Repeat the full listing below verbatim and keep the images out.
>> START Data block
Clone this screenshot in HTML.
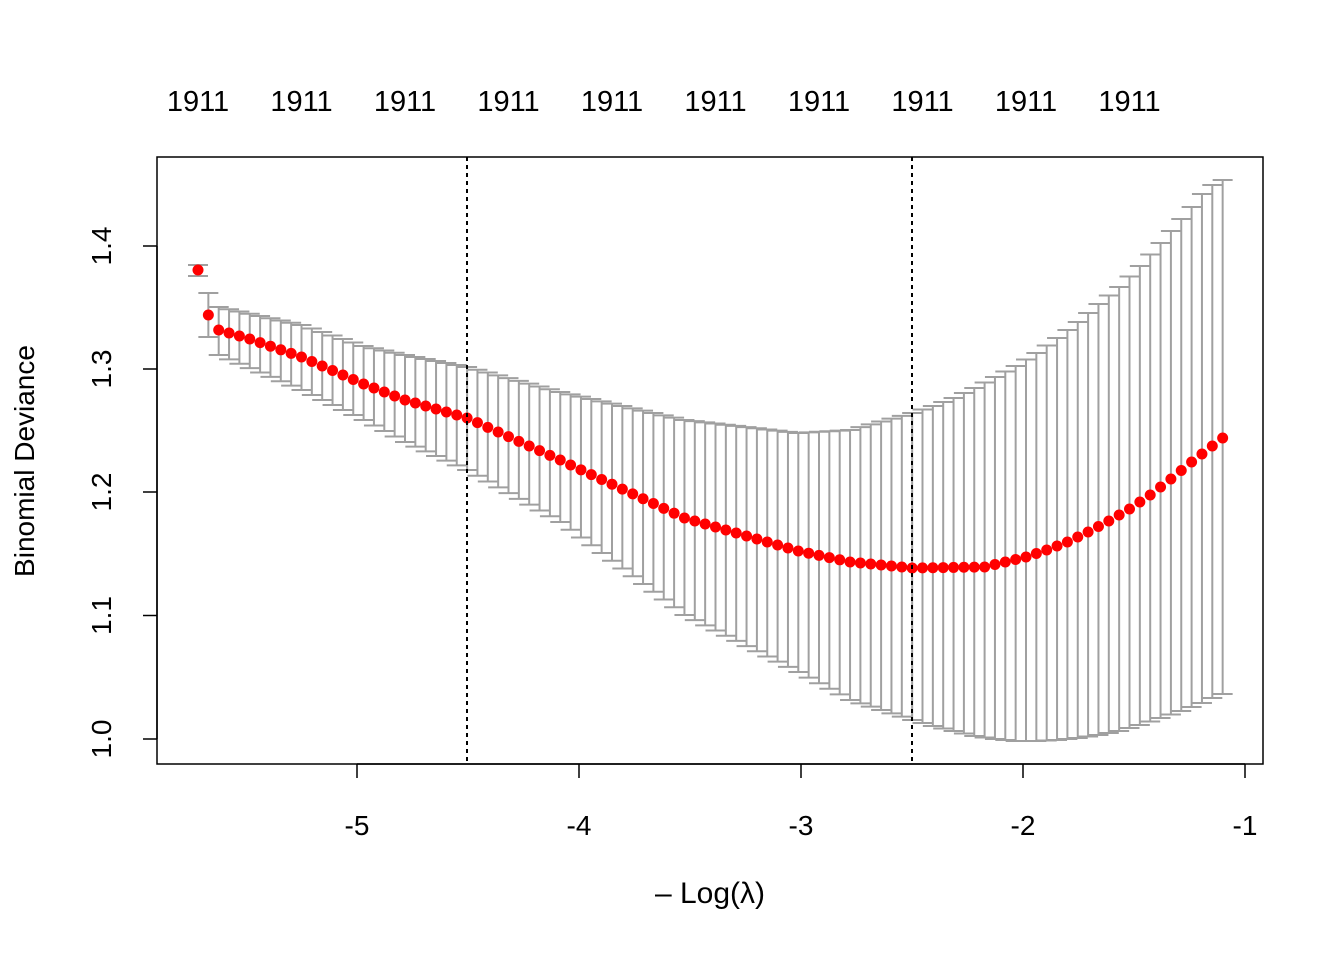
<!DOCTYPE html>
<html><head><meta charset="utf-8"><style>
html,body{margin:0;padding:0;background:#fff;}
svg{display:block;font-family:"Liberation Sans",Arial,sans-serif;}
</style></head><body>
<svg id="s" width="1344" height="960" viewBox="0 0 1344 960" xmlns="http://www.w3.org/2000/svg">
<rect width="1344" height="960" fill="#fff"/>
<g id="bars" stroke="#a0a0a0" stroke-width="2" fill="none"></g>
<g id="dots" fill="#ff0000"></g>
<line x1="467" y1="157" x2="467" y2="764" stroke="#000" stroke-width="2" stroke-dasharray="4,4"/>
<line x1="912" y1="157" x2="912" y2="764" stroke="#000" stroke-width="2" stroke-dasharray="4,4"/>
<rect x="157" y="157" width="1106" height="607" fill="none" stroke="#000" stroke-width="1.5"/>
<g stroke="#000" stroke-width="1.5">
<line x1="357" y1="764" x2="1245" y2="764"/>
<line x1="357" y1="764" x2="357" y2="778"/><line x1="579" y1="764" x2="579" y2="778"/>
<line x1="801" y1="764" x2="801" y2="778"/><line x1="1023" y1="764" x2="1023" y2="778"/>
<line x1="1245" y1="764" x2="1245" y2="778"/>
<line x1="157" y1="246" x2="157" y2="739"/>
<line x1="143" y1="739" x2="157" y2="739"/><line x1="143" y1="615.5" x2="157" y2="615.5"/>
<line x1="143" y1="492" x2="157" y2="492"/><line x1="143" y1="369" x2="157" y2="369"/>
<line x1="143" y1="246" x2="157" y2="246"/>
</g>
<g font-size="28" text-anchor="middle" fill="#000">
<text x="357" y="835">-5</text><text x="579" y="835">-4</text><text x="801" y="835">-3</text>
<text x="1023" y="835">-2</text><text x="1245" y="835">-1</text>
<text transform="translate(111,739) rotate(-90)">1.0</text>
<text transform="translate(111,615.5) rotate(-90)">1.1</text>
<text transform="translate(111,492) rotate(-90)">1.2</text>
<text transform="translate(111,369) rotate(-90)">1.3</text>
<text transform="translate(111,246) rotate(-90)">1.4</text>
<text transform="translate(34,461) rotate(-90)">Binomial Deviance</text>
<text x="710" y="903" font-size="30">– Log(λ)</text>
</g>
<g id="top" font-size="29" text-anchor="middle" fill="#000"></g>
</svg>
<script>
function interp(a,i){for(var k=0;k<a.length-1;k++){var p=a[k],q=a[k+1];if(i>=p[0]&&i<=q[0]){return p[1]+(q[1]-p[1])*(i-p[0])/(q[0]-p[0]);}}return a[a.length-1][1];}
var mean=[[0,270],[1,315],[2,330],[5,339],[10,357],[16,384],[20,400],[26,418],[35,460],[36,465],[47,518],[58,551],[63,562],[69,568],[76,567],[78,562],[80,557],[82,550],[84,542],[86,532],[88,521],[90,509],[92,495],[94,479],[96,462],[98,446],[99,438]];
var up=[[0,265],[1,293],[2,307],[10,325],[16,346],[20,355],[26,367],[35,392],[47,420],[58,433],[63,430],[69,413],[71,406],[73,398],[75,388],[77,377],[79,366],[81,353],[83,338],[85,322],[87,304],[89,287],[91,266],[93,243],[95,219],[96,207],[97,194],[98,185],[99,180]];
var lo=[[0,276],[1,337],[2,355],[10,390],[16,420],[20,442],[26,470],[35,522],[47,615],[58,672],[63,700],[69,720],[71,726],[73,731],[75,736],[77,739],[79,741],[81,741],[83,740],[85,738],[87,735],[89,731],[91,725],[93,718],[95,711],[97,703],[98,698],[99,694]];
var b=document.getElementById('bars'),d=document.getElementById('dots'),h='',g='';
for(var i=0;i<100;i++){var x=198+10.35*i,m=interp(mean,i),u=interp(up,i),l=interp(lo,i);
h+='<line x1="'+x+'" y1="'+u+'" x2="'+x+'" y2="'+l+'"/><line x1="'+(x-10)+'" y1="'+u+'" x2="'+(x+10)+'" y2="'+u+'"/><line x1="'+(x-10)+'" y1="'+l+'" x2="'+(x+10)+'" y2="'+l+'"/>';
g+='<circle cx="'+x+'" cy="'+m+'" r="5.5"/>';}
b.innerHTML=h;d.innerHTML=g;
var t='';for(var j=0;j<10;j++){t+='<text x="'+(198+103.5*j)+'" y="111">1911</text>';}
document.getElementById('top').innerHTML=t;
</script>
</body></html>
>> END Data block
Expected output —
Clone this screenshot in HTML.
<!DOCTYPE html>
<html><head><meta charset="utf-8"><style>
html,body{margin:0;padding:0;background:#fff;}
svg{display:block;font-family:"Liberation Sans",Arial,sans-serif;}
</style></head><body>
<svg id="s" width="1344" height="960" viewBox="0 0 1344 960" xmlns="http://www.w3.org/2000/svg">
<rect width="1344" height="960" fill="#fff"/>
<g id="bars" stroke="#a0a0a0" stroke-width="2" fill="none"></g>
<g id="dots" fill="#ff0000"></g>
<line x1="467" y1="157" x2="467" y2="764" stroke="#000" stroke-width="2" stroke-dasharray="4,4"/>
<line x1="912" y1="157" x2="912" y2="764" stroke="#000" stroke-width="2" stroke-dasharray="4,4"/>
<rect x="157" y="157" width="1106" height="607" fill="none" stroke="#000" stroke-width="1.5"/>
<g stroke="#000" stroke-width="1.5">
<line x1="357" y1="764" x2="1245" y2="764"/>
<line x1="357" y1="764" x2="357" y2="778"/><line x1="579" y1="764" x2="579" y2="778"/>
<line x1="801" y1="764" x2="801" y2="778"/><line x1="1023" y1="764" x2="1023" y2="778"/>
<line x1="1245" y1="764" x2="1245" y2="778"/>
<line x1="157" y1="246" x2="157" y2="739"/>
<line x1="143" y1="739" x2="157" y2="739"/><line x1="143" y1="615.5" x2="157" y2="615.5"/>
<line x1="143" y1="492" x2="157" y2="492"/><line x1="143" y1="369" x2="157" y2="369"/>
<line x1="143" y1="246" x2="157" y2="246"/>
</g>
<g font-size="28" text-anchor="middle" fill="#000">
<text x="357" y="835">-5</text><text x="579" y="835">-4</text><text x="801" y="835">-3</text>
<text x="1023" y="835">-2</text><text x="1245" y="835">-1</text>
<text transform="translate(111,739) rotate(-90)">1.0</text>
<text transform="translate(111,615.5) rotate(-90)">1.1</text>
<text transform="translate(111,492) rotate(-90)">1.2</text>
<text transform="translate(111,369) rotate(-90)">1.3</text>
<text transform="translate(111,246) rotate(-90)">1.4</text>
<text transform="translate(34,461) rotate(-90)">Binomial Deviance</text>
<text x="710" y="903" font-size="30">– Log(λ)</text>
</g>
<g id="top" font-size="29" text-anchor="middle" fill="#000"></g>
</svg>
<script>
function interp(a,i){for(var k=0;k<a.length-1;k++){var p=a[k],q=a[k+1];if(i>=p[0]&&i<=q[0]){return p[1]+(q[1]-p[1])*(i-p[0])/(q[0]-p[0]);}}return a[a.length-1][1];}
var mean=[[0,270],[1,315],[2,330],[5,339],[10,357],[16,384],[20,400],[26,418],[35,460],[36,465],[47,518],[58,551],[63,562],[69,568],[76,567],[78,562],[80,557],[82,550],[84,542],[86,532],[88,521],[90,509],[92,495],[94,479],[96,462],[98,446],[99,438]];
var up=[[0,265],[1,293],[2,307],[10,325],[16,346],[20,355],[26,367],[35,392],[47,420],[58,433],[63,430],[69,413],[71,406],[73,398],[75,388],[77,377],[79,366],[81,353],[83,338],[85,322],[87,304],[89,287],[91,266],[93,243],[95,219],[96,207],[97,194],[98,185],[99,180]];
var lo=[[0,276],[1,337],[2,355],[10,390],[16,420],[20,442],[26,470],[35,522],[47,615],[58,672],[63,700],[69,720],[71,726],[73,731],[75,736],[77,739],[79,741],[81,741],[83,740],[85,738],[87,735],[89,731],[91,725],[93,718],[95,711],[97,703],[98,698],[99,694]];
var b=document.getElementById('bars'),d=document.getElementById('dots'),h='',g='';
for(var i=0;i<100;i++){var x=198+10.35*i,m=interp(mean,i),u=interp(up,i),l=interp(lo,i);
h+='<line x1="'+x+'" y1="'+u+'" x2="'+x+'" y2="'+l+'"/><line x1="'+(x-10)+'" y1="'+u+'" x2="'+(x+10)+'" y2="'+u+'"/><line x1="'+(x-10)+'" y1="'+l+'" x2="'+(x+10)+'" y2="'+l+'"/>';
g+='<circle cx="'+x+'" cy="'+m+'" r="5.5"/>';}
b.innerHTML=h;d.innerHTML=g;
var t='';for(var j=0;j<10;j++){t+='<text x="'+(198+103.5*j)+'" y="111">1911</text>';}
document.getElementById('top').innerHTML=t;
</script>
</body></html>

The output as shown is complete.